The Honda Element is well-known for its rugged, Spartan interior. It’s a functional vehicle that doesn’t include a large number of added inside features. However, when one modifies an Element for use as a wheelchair van, there are number of specific additions that can improve access and the driving experience for wheelchair-bound drivers and passengers.
It’s not the first thing people think of when they consider wheelchair van access, but the standard doors and locks on most vehicles can pose a significant challenge to handicapped drivers. The handles are often in inconvenient places and can be hard for those with limited hand strength or range of motion to use. The doors themselves can be heavy and unwieldy.
That’s a problem resolved by automatic and keyless entry systems for some vehicles. That’s tricky with the Element. The same suicide doors that make its use as a small footprint wheelchair van possible are resistant to powered operation. A remote system can unlock the doors, but it would require special customization beyond what most are willing to do in order to create a true automatic entry system.
The Element is receptive to another popular conversion, however. One can lower its floor in order to increase clearance, accessibility and headroom. Some wheelchair vans use raised roof and raised door conversions. That’s not necessary with the Element. Lowering the floor will usually resolve any problems.
The Element is a small vehicle. The little crossover only handles four passengers. When the Element is converted for wheelchair van use, that number shrinks. In order to make entrance and exit possible--and to allow the wheelchair user to get to the driver’s seat, it’s usually necessary to remove one or more of the passenger seats.
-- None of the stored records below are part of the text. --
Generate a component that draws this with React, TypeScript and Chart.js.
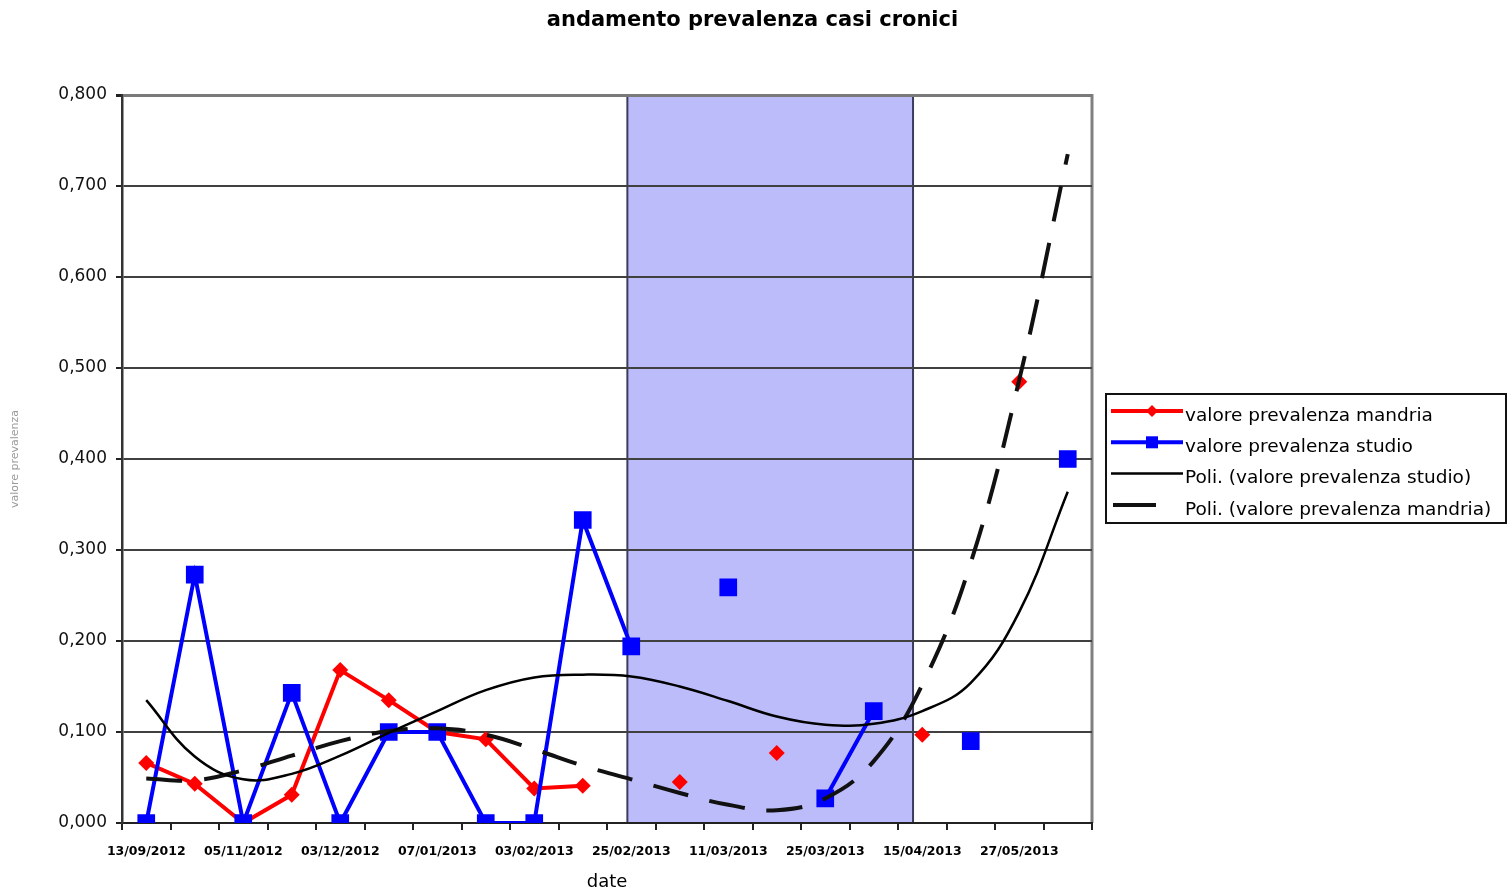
import React, { useEffect, useRef } from "react";
import { Chart, registerables } from "chart.js";

Chart.register(...registerables);

// Category labels (only every other sampling date is printed on the axis)
const dateLabels = [
  "13/09/2012", "", "05/11/2012", "", "03/12/2012", "", "07/01/2013", "",
  "03/02/2013", "", "25/02/2013", "", "11/03/2013", "", "25/03/2013", "",
  "15/04/2013", "", "27/05/2013", "",
];

// Prevalence of chronic cases in the whole herd
const prevalenzaMandria = [
  0.066, 0.043, 0.0, 0.031, 0.168, 0.135, 0.1, 0.092, 0.038, 0.041,
  null, 0.045, null, 0.077, null, null, 0.097, null, 0.485, null,
];

// Prevalence of chronic cases in the study group
const prevalenzaStudio = [
  0.0, 0.273, 0.0, 0.143, 0.0, 0.1, 0.1, 0.0, 0.0, 0.333,
  0.194, null, 0.259, null, 0.027, 0.123, null, 0.09, null, 0.4,
];

// Polynomial trend of the study group
const trendStudio = [
  0.135, 0.073, 0.048, 0.054, 0.074, 0.099, 0.123, 0.146, 0.16, 0.163,
  0.161, 0.15, 0.134, 0.117, 0.108, 0.109, 0.123, 0.154, 0.232, 0.364,
];

// Polynomial trend of the herd
const trendMandria = [
  0.049, 0.047, 0.058, 0.074, 0.09, 0.101, 0.104, 0.097, 0.081, 0.063,
  0.048, 0.033, 0.02, 0.014, 0.027, 0.068, 0.152, 0.286, 0.487, 0.735,
];

const yTicks = [0, 0.1, 0.2, 0.3, 0.4, 0.5, 0.6, 0.7, 0.8];

const chartTitle = "andamento prevalenza casi cronici";

// Highlighted period, expressed on the category axis
const periodoStart = 9.92;
const periodoEnd = 15.81;

const FONT = '"DejaVu Sans", "Liberation Sans", sans-serif';
const RED = "#ff0000";
const BLUE = "#0000ff";

const backgroundPlugin = {
  id: "periodBand",
  beforeDraw(chart: any) {
    const { ctx, chartArea, scales } = chart;
    const x = scales.x;
    const l = x.getPixelForValue(periodoStart);
    const r = x.getPixelForValue(periodoEnd);
    ctx.save();
    ctx.fillStyle = "rgb(188,188,250)";
    ctx.fillRect(l, chartArea.top, r - l, chartArea.bottom - chartArea.top);
    ctx.strokeStyle = "#3c3c5e";
    ctx.lineWidth = 2;
    ctx.beginPath();
    ctx.moveTo(l, chartArea.top);
    ctx.lineTo(l, chartArea.bottom);
    ctx.moveTo(r, chartArea.top);
    ctx.lineTo(r, chartArea.bottom);
    ctx.stroke();
    // plot-area frame on the right
    ctx.strokeStyle = "#808080";
    ctx.lineWidth = 3;
    ctx.beginPath();
    ctx.moveTo(chartArea.right, chartArea.top - 1);
    ctx.lineTo(chartArea.right, chartArea.bottom);
    ctx.stroke();
    // chart title, centred on the whole canvas
    ctx.fillStyle = "#000";
    ctx.font = `bold 21px ${FONT}`;
    ctx.textAlign = "center";
    ctx.textBaseline = "middle";
    ctx.fillText(chartTitle, chart.width / 2 - 2, 21);
    ctx.restore();
  },
};

const legendPlugin = {
  id: "boxLegend",
  afterDraw(chart: any) {
    const { ctx, chartArea } = chart;
    const ds = chart.data.datasets;
    const order = [3, 2, 0, 1];
    const left = chartArea.right + 14;
    const top = (chartArea.top + chartArea.bottom) / 2 - 65;
    const w = 400;
    const h = 129;
    ctx.save();
    ctx.fillStyle = "#ffffff";
    ctx.fillRect(left, top, w, h);
    ctx.strokeStyle = "#111";
    ctx.lineWidth = 2;
    ctx.strokeRect(left, top, w, h);
    const rowGap = 31.3;
    order.forEach((idx, i) => {
      const d = ds[idx];
      const ty = top + 22 + i * rowGap;
      const ly = ty - 5;
      const x0 = left + 5;
      const x1 = left + 77;
      ctx.setLineDash([]);
      ctx.strokeStyle = d.borderColor;
      ctx.lineWidth = d.borderWidth;
      ctx.beginPath();
      if (d.borderDash && d.borderDash.length) {
        ctx.moveTo(x0 + 2, ly);
        ctx.lineTo(x0 + 45, ly);
      } else {
        ctx.moveTo(x0, ly);
        ctx.lineTo(x1, ly);
      }
      ctx.stroke();
      const cx = (x0 + x1) / 2 + 5;
      ctx.fillStyle = d.borderColor;
      if (d.pointStyle === "rectRot") {
        ctx.beginPath();
        ctx.moveTo(cx, ly - 6);
        ctx.lineTo(cx + 6, ly);
        ctx.lineTo(cx, ly + 6);
        ctx.lineTo(cx - 6, ly);
        ctx.closePath();
        ctx.fill();
      } else if (d.pointStyle === "rect" && d.pointRadius > 0) {
        ctx.fillRect(cx - 6, ly - 6, 12, 12);
      }
      ctx.fillStyle = "#000";
      ctx.font = `18.5px ${FONT}`;
      ctx.textBaseline = "middle";
      ctx.textAlign = "left";
      ctx.fillText(d.label, x1 + 2, ty);
    });
    ctx.restore();
  },
};

export default function App() {
  const canvasRef = useRef<HTMLCanvasElement | null>(null);

  useEffect(() => {
    if (!canvasRef.current) return;
    const chart = new Chart(canvasRef.current, {
      type: "line",
      data: {
        labels: dateLabels,
        datasets: [
          {
            label: "Poli. (valore prevalenza studio)",
            data: trendStudio,
            borderColor: "#000000",
            borderWidth: 2.5,
            pointRadius: 0,
            tension: 0.4,
            fill: false,
            order: 0,
          },
          {
            label: "Poli. (valore prevalenza mandria)",
            data: trendMandria,
            borderColor: "#111111",
            borderWidth: 4,
            borderDash: [36, 22],
            pointRadius: 0,
            tension: 0.4,
            fill: false,
            order: 1,
          },
          {
            label: "valore prevalenza studio",
            data: prevalenzaStudio,
            borderColor: BLUE,
            backgroundColor: BLUE,
            borderWidth: 4,
            pointStyle: "rect",
            pointRadius: 12.5,
            pointBackgroundColor: BLUE,
            pointBorderWidth: 0,
            tension: 0,
            spanGaps: false,
            order: 2,
          },
          {
            label: "valore prevalenza mandria",
            data: prevalenzaMandria,
            borderColor: RED,
            backgroundColor: RED,
            borderWidth: 4,
            pointStyle: "rectRot",
            pointRadius: 8,
            pointBackgroundColor: RED,
            pointBorderWidth: 0,
            tension: 0,
            spanGaps: false,
            order: 3,
          },
        ],
      },
      options: {
        responsive: false,
        animation: false,
        devicePixelRatio: 1,
        events: [],
        layout: { padding: { left: 0, right: 417, top: 95, bottom: 0 } },
        plugins: {
          legend: { display: false },
          tooltip: { enabled: false },
          title: { display: false },
        },
        scales: {
          x: {
            type: "category",
            offset: true,
            afterFit: (s: any) => {
              s.height = 70;
            },
            grid: {
              offset: true,
              drawOnChartArea: false,
              drawTicks: true,
              tickLength: 7,
              color: "#222",
              lineWidth: 2,
            },
            border: { color: "#222", width: 2 },
            ticks: {
              autoSkip: false,
              maxRotation: 0,
              minRotation: 0,
              padding: 14,
              color: "#000",
              font: { family: FONT, size: 12.5, weight: "bold" },
            },
            title: {
              display: true,
              text: "date",
              color: "#000",
              font: { family: FONT, size: 18 },
              padding: { top: 0, bottom: 0 },
            },
          },
          y: {
            min: 0,
            max: 0.8,
            afterFit: (s: any) => {
              s.width = 122;
            },
            afterBuildTicks: (s: any) => {
              s.ticks = yTicks.map((v) => ({ value: v }));
            },
            grid: {
              color: (c: any) => (c.tick && c.tick.value === 0.8 ? "#7a7a7a" : "#404040"),
              lineWidth: (c: any) => (c.tick && c.tick.value === 0.8 ? 3 : 2),
              tickLength: 6,
              tickColor: "#222",
            },
            border: { color: "#333", width: 2.5 },
            ticks: {
              padding: 9,
              color: "#111",
              font: { family: FONT, size: 17 },
              callback: (v: any) => Number(v).toFixed(3).replace(".", ","),
            },
            title: {
              display: true,
              text: "valore prevalenza",
              color: "#9a9a9a",
              font: { family: FONT, size: 11 },
              padding: { top: 9, bottom: 0 },
            },
          },
        },
      },
      plugins: [backgroundPlugin, legendPlugin],
    } as any);
    return () => chart.destroy();
  }, []);

  return (
    <div style={{ position: "absolute", left: 0, top: 0, width: 1509, height: 893, background: "#fff" }}>
      <canvas ref={canvasRef} width={1509} height={893} style={{ display: "block" }} />
    </div>
  );
}
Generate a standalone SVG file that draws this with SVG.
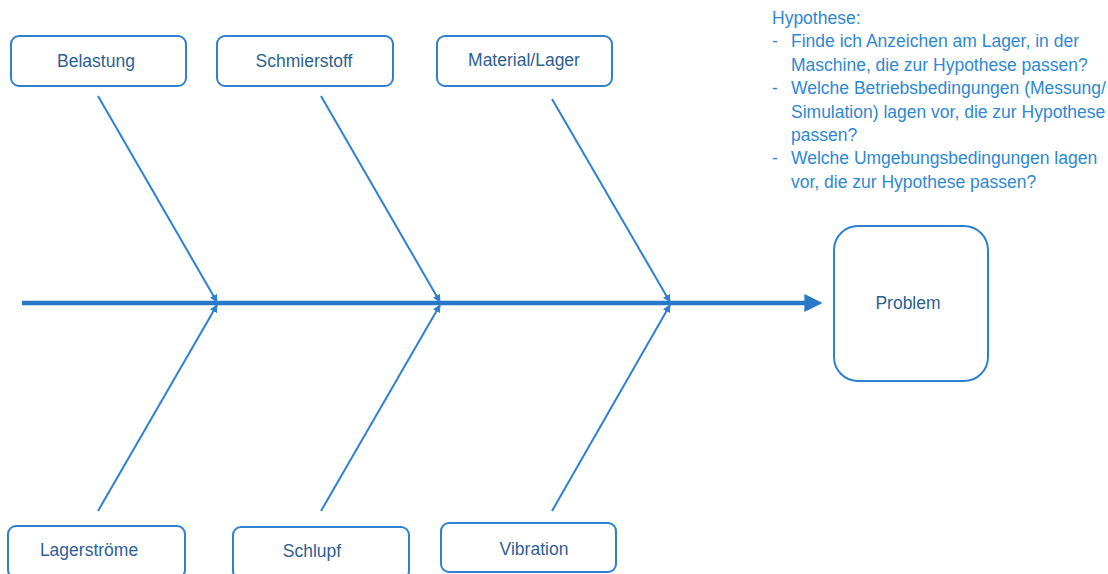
<svg xmlns="http://www.w3.org/2000/svg" width="1108" height="574" viewBox="0 0 1108 574">
<style>
.box{fill:#fff;stroke:#2f80cf;stroke-width:2}
.lbl{font-family:"Liberation Sans",Arial,sans-serif;font-size:17.5px;fill:#2e5f93;text-anchor:middle}
.bone{stroke:#2f80cf;stroke-width:2;fill:none;marker-end:url(#sm)}
.hyp{font-family:"Liberation Sans",Arial,sans-serif;font-size:17.5px;fill:#2e88d4}
</style>
<defs>
<marker id="sm" viewBox="0 0 10 10" refX="9" refY="5" markerWidth="4" markerHeight="4" orient="auto" markerUnits="strokeWidth"><path d="M0,0 L10,5 L0,10 Z" fill="#2f80cf"/></marker>
<marker id="big" viewBox="0 0 10 10" refX="2" refY="5" markerWidth="4" markerHeight="4" orient="auto" markerUnits="strokeWidth"><path d="M0,0 L10,5 L0,10 Z" fill="#2878c8"/></marker>
</defs>
<g id="connectors">
<line x1="22" y1="303" x2="808" y2="303" stroke="#2878c8" stroke-width="4.5" marker-end="url(#big)"/>
<line class="bone" x1="98" y1="96" x2="217" y2="302"/>
<line class="bone" x1="321" y1="96" x2="440" y2="302"/>
<line class="bone" x1="552" y1="99" x2="670" y2="302"/>
<line class="bone" x1="98" y1="511" x2="217" y2="305"/>
<line class="bone" x1="321" y1="511" x2="440" y2="305"/>
<line class="bone" x1="552" y1="511" x2="670" y2="305"/>
</g>
<g id="belastung"><rect class="box" x="11" y="36" width="175" height="50" rx="8"/><text class="lbl" x="96" y="67">Belastung</text></g>
<g id="schmierstoff"><rect class="box" x="217" y="36" width="176" height="50" rx="8"/><text class="lbl" x="304" y="67">Schmierstoff</text></g>
<g id="material"><rect class="box" x="437" y="36" width="175" height="50" rx="8"/><text class="lbl" x="524" y="66">Material/Lager</text></g>
<g id="lagerstroeme"><rect class="box" x="8" y="526" width="177" height="52" rx="8"/><text class="lbl" x="89" y="556">Lagerströme</text></g>
<g id="schlupf"><rect class="box" x="233" y="527" width="176" height="52" rx="8"/><text class="lbl" x="312" y="557">Schlupf</text></g>
<g id="vibration"><rect class="box" x="441" y="523" width="175" height="49" rx="8"/><text class="lbl" x="534" y="555">Vibration</text></g>
<g id="problem"><rect class="box" x="834" y="226" width="154" height="155" rx="24"/><text class="lbl" x="908" y="309">Problem</text></g>
<g id="hypothese" class="hyp">
<text x="772" y="24">Hypothese:</text>
<text x="772" y="47.4">-</text><text x="791" y="47.4">Finde ich Anzeichen am Lager, in der</text>
<text x="791" y="70.8">Maschine, die zur Hypothese passen?</text>
<text x="772" y="94.2">-</text><text x="791" y="94.2">Welche Betriebsbedingungen (Messung/</text>
<text x="791" y="117.6">Simulation) lagen vor, die zur Hypothese</text>
<text x="791" y="141">passen?</text>
<text x="772" y="164.4">-</text><text x="791" y="164.4">Welche Umgebungsbedingungen lagen</text>
<text x="791" y="187.8">vor, die zur Hypothese passen?</text>
</g>
</svg>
That’s an easy job with the Element. The seats are built for multiple configurations and are made to be removable.
Additionally, owners may want to make other seating changes. The front passenger and drivers seats may be removed to allow access to the area by someone in a wheelchair. Others may opt to install swivel or transfer seats to make the transition from wheelchair to driver’s seat easier.
Securing the Wheelchair
Once the wheelchair user is in the vehicle, it’s important to anchor it securely. Element drivers can use any of the popular methods of keeping the chair in place.
Budget conscious drivers who can handle the physical demands may opt to use traditional manual tie downs. Others may use electric tie downs to facilitate the process with less physical effort. Tie down users who’d like additional wheelchair user restraint may use four-point tie downs with seatbelts. Element owners can also use EZ Lock docking systems. These require the addition of a bracket to the base of the wheelchair that is then lined up with a sturdy locking mechanism. The chair stays in place until it’s intentionally released.
Driving the Honda Element Wheelchair Van
It’s important for Honda Element wheelchair vans to be customized for each driver’s exact needs. That can involve the use of alternative steering systems or hand controls.
Those unable to use a standard steering wheel can install more convenient hand controls. Others may benefit from the installation of low- and no-effort steering systems that allow drivers to use the wheel without all of the usual physical exertion.
If a wheelchair driver has problems operating the accelerator and brake pedals, they can modify the Element by using hand controls. This popular adaptation improves the mobility of many wheelchair users.